A landscape scene of Mars. It is desert-like and sandy with mountains in the background. The air is hazy and the whole image is tinted red.

Things You Should Know But Don’t: The Race for Mars

Posted September 13, 2021

If you’ve been keeping up with space news, you’ll know that this summer has been busy. Between the private sector space race (sometimes called the “Billionaire Space Race”) that reached its conclusion in early July, the public sector has also been making a lot of headway. While Virgin Galactic and Blue Origin went head-to-head, bigger entities like NASA and CNSA (China National Space Administration) have been making a splash as well.

Perseverance Mars Mission

In February, the US landed Perseverance on Mars. You may recall the news about the pictures and recordings that were broadcast from the rover. They were some of the most clear and vivid images anyone had seen of Mars. In conjunction with the rover, there’s also Ingenuity, the first ever intergalactic helicopter. You can stay up-to date and watch footage from the drone flights on NASA’s website. Since Ingenuity’s landing alongside Perseverance, the US has been collecting a lot of data in the form of video, images, and sound recordings with the hope of sniffing out signs of ancient life. Most recently, the rover was also able to drill into a rock and collect a sample. This is the first sample collected both on this mission and in the history of mankind – which is exciting, even if we will have to wait a decade before samples from Perseverance can be analyzed. After the first attempt at taking a rock sample turned up empty back in August, there was some worry about how the next collection process would go. Luckily, the sample collected on September 1st had no issues and has been securely stored within Perseverance to wait out its long journey.

China and Mars

While the US has been successfully roaming the surface of Mars, China has been doing much the same.
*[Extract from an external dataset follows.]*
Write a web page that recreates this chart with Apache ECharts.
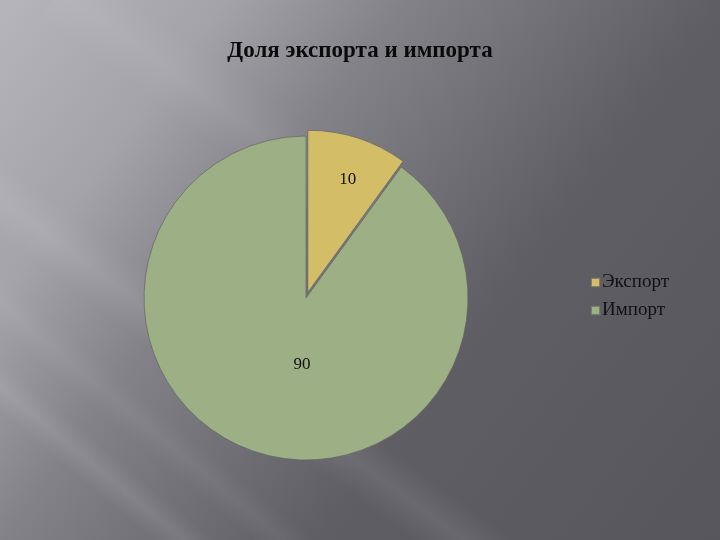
<!DOCTYPE html>
<html>
<head>
<meta charset="utf-8">
<script src="https://cdn.jsdelivr.net/npm/echarts@6/dist/echarts.min.js"></script>
<style>html,body{margin:0;padding:0;background:#6e6d73;}#c{width:720px;height:540px;}</style>
</head>
<body>
<div id="c"></div>
<script>
const titleText = 'Доля экспорта и импорта';
const categories = ['Экспорт', 'Импорт'];
const values = [10, 90];
const colors = ['#d3bd66', '#9caf85'];

const chart = echarts.init(document.getElementById('c'));
const serif = '"Liberation Serif", "DejaVu Serif", serif';

function streak(x1, y1, x2, y2, w, op) {
  const dx = x2 - x1, dy = y2 - y1, len = Math.hypot(dx, dy);
  const nx = -dy / len * w / 2, ny = dx / len * w / 2;
  return {
    type: 'polygon', silent: true, z: -9,
    shape: { points: [[x1 + nx, y1 + ny], [x2 + nx, y2 + ny], [x2 - nx, y2 - ny], [x1 - nx, y1 - ny]] },
    style: { fill: new echarts.graphic.LinearGradient(x1 + nx, y1 + ny, x1 - nx, y1 - ny, [
      { offset: 0, color: 'rgba(255,255,255,0)' },
      { offset: 0.5, color: 'rgba(255,255,255,' + op + ')' },
      { offset: 1, color: 'rgba(255,255,255,0)' }], true) }
  };
}

const labelOffsets = [[14, -33], [22, -13]];

chart.setOption({
  backgroundColor: '#68676d',
  graphic: [
    { type: 'rect', silent: true, z: -10, shape: { x: 0, y: 0, width: 720, height: 540 },
      style: { fill: new echarts.graphic.LinearGradient(0, 0, 1, 1, [
        { offset: 0, color: '#b6b5bb' },
        { offset: 0.2, color: '#a4a3a9' },
        { offset: 0.36, color: '#838288' },
        { offset: 0.64, color: '#5f5e64' },
        { offset: 1, color: '#57565c' }]) } },
    streak(-40, 170, 600, 640, 60, 0.08),
    streak(-20, 370, 280, 620, 40, 0.09),
    streak(60, -10, 420, 250, 70, 0.06),
    streak(-40, 270, 380, 620, 40, 0.05)
  ],
  title: {
    text: titleText, left: 'center', top: 35,
    textStyle: { fontFamily: serif, fontWeight: 'bold', fontSize: 23, color: '#0a0a0a' }
  },
  legend: {
    orient: 'vertical', left: 585, top: 268, itemGap: 9,
    itemWidth: 9, itemHeight: 9, icon: 'rect',
    data: categories,
    textStyle: { fontFamily: serif, fontSize: 19, color: '#111', padding: [0, 0, 0, -3] }
  },
  series: [{
    type: 'pie',
    center: [306, 298],
    radius: 162,
    startAngle: 90,
    clockwise: true,
    selectedMode: 'multiple',
    selectedOffset: 6,
    animation: false,
    itemStyle: { borderColor: 'rgba(100,100,100,0.7)', borderWidth: 1 },
    label: {
      show: true, position: 'inside', formatter: '{c}',
      fontFamily: serif, fontSize: 17, color: '#111'
    },
    labelLine: { show: false },
    emphasis: { scale: false },
    data: categories.map((name, i) => ({
      name: name, value: values[i], selected: i === 0,
      itemStyle: { color: colors[i] },
      label: { offset: labelOffsets[i] },
      select: { label: { offset: labelOffsets[i] } }
    }))
  }]
});
</script>
</body>
</html>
In late May, the Zhurong rover was deployed to the surface over 1200 miles away from Perseverance. The historic landing made China the second nation to ever reach Mars. The US has been sending rovers periodically since launching Sojourner in 1996. In total, 6 rovers have operated on Mars to date: 5 being from NASA and 1 being from CNSA. China’s first mission to Mars was both ambitious and successful, involving three different synchronized crafts. The Zhurong rover was initially planned to run for roughly three months but has so far outlived its expected use. This landing has been an incredible milestone for China in the new Space Race.
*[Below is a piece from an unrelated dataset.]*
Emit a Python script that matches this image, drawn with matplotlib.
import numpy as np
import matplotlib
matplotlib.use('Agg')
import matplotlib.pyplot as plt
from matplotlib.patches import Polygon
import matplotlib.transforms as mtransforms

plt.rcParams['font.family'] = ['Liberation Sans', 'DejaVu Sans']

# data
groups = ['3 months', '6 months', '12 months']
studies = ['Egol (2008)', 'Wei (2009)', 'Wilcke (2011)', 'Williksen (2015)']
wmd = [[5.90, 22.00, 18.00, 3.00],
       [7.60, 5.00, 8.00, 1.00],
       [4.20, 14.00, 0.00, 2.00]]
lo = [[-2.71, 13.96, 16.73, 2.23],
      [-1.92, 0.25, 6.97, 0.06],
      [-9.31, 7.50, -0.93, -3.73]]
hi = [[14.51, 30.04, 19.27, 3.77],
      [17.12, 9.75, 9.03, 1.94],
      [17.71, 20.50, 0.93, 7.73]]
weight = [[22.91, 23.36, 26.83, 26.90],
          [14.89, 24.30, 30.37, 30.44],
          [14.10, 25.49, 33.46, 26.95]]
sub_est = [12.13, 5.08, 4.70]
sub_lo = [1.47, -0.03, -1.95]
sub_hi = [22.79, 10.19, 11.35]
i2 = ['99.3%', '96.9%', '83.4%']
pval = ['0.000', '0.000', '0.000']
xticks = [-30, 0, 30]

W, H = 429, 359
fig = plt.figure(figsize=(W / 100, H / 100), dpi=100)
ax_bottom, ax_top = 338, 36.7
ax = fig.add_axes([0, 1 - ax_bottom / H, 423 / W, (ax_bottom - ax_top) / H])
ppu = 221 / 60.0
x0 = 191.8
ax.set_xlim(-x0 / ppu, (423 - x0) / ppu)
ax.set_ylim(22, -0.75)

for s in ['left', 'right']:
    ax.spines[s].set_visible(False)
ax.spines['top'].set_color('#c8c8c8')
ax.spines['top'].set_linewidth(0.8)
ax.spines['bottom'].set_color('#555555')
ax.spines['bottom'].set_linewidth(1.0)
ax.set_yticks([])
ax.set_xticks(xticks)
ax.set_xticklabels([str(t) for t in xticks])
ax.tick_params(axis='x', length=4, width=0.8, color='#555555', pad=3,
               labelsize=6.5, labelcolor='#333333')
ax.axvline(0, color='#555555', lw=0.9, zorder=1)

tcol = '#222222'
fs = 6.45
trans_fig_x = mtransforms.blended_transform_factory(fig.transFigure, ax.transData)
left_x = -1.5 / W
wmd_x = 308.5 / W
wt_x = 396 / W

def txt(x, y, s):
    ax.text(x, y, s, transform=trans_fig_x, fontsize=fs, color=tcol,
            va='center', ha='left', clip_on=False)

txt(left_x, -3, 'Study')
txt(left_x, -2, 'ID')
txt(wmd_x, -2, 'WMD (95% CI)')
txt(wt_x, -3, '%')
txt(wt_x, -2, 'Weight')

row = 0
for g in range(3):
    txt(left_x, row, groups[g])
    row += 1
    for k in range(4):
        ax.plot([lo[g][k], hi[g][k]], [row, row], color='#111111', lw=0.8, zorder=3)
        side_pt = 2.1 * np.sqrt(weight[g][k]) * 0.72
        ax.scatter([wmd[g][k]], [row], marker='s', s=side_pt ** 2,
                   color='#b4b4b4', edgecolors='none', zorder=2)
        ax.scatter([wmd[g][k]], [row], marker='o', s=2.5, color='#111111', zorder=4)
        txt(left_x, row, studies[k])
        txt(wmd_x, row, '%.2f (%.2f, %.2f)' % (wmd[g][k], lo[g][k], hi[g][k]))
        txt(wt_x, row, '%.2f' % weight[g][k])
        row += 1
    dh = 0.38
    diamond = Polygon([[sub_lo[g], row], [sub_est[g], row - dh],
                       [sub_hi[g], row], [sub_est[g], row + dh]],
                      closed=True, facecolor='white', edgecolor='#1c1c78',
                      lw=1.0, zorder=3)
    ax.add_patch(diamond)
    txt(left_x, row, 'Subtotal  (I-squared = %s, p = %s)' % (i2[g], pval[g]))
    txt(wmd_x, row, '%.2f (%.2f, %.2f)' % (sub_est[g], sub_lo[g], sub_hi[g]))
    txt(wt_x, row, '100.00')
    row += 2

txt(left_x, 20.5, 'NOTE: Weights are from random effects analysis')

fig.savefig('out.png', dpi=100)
If you’re still not convinced that China has more than kept up with the US over the summer, consider one more landmark achievement made in June: China launched their first crewed mission in over five years to complete the construction of their new space station, the Tiangong. The core module for Tiangong space station was launched back in April. The plan is to have the three-person crew of the Shenzhou-12 rocket bring the station online by the end of September this year.
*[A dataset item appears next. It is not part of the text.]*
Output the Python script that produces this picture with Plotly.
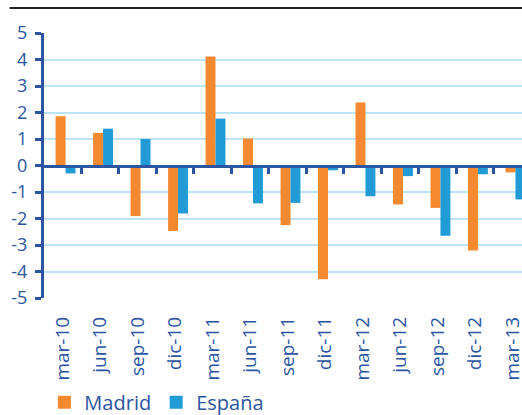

Is China Getting Ahead in the Space Race?

China has been following close on the heels of the US in the new Space Race for a while, but it seems that the past two years may have solidified their victory. Between the Moon landing, the return of samples from the Moon, the new space station, and the Mars rover, China’s advancements in their space program have been aggressive. They have accomplished in a few years what the US took decades to achieve. On one hand, it’s likely their quick progress is in part built off the technologies developed by the US and the USSR during the first Space Race. On the other, it could be argued that much of China’s research and development has been done on their own due to US policies that limit how NASA can collaborate and share data with CSNA. It’s impossible to call a race that isn’t finished, but China continues to pull ahead faster than anticipated.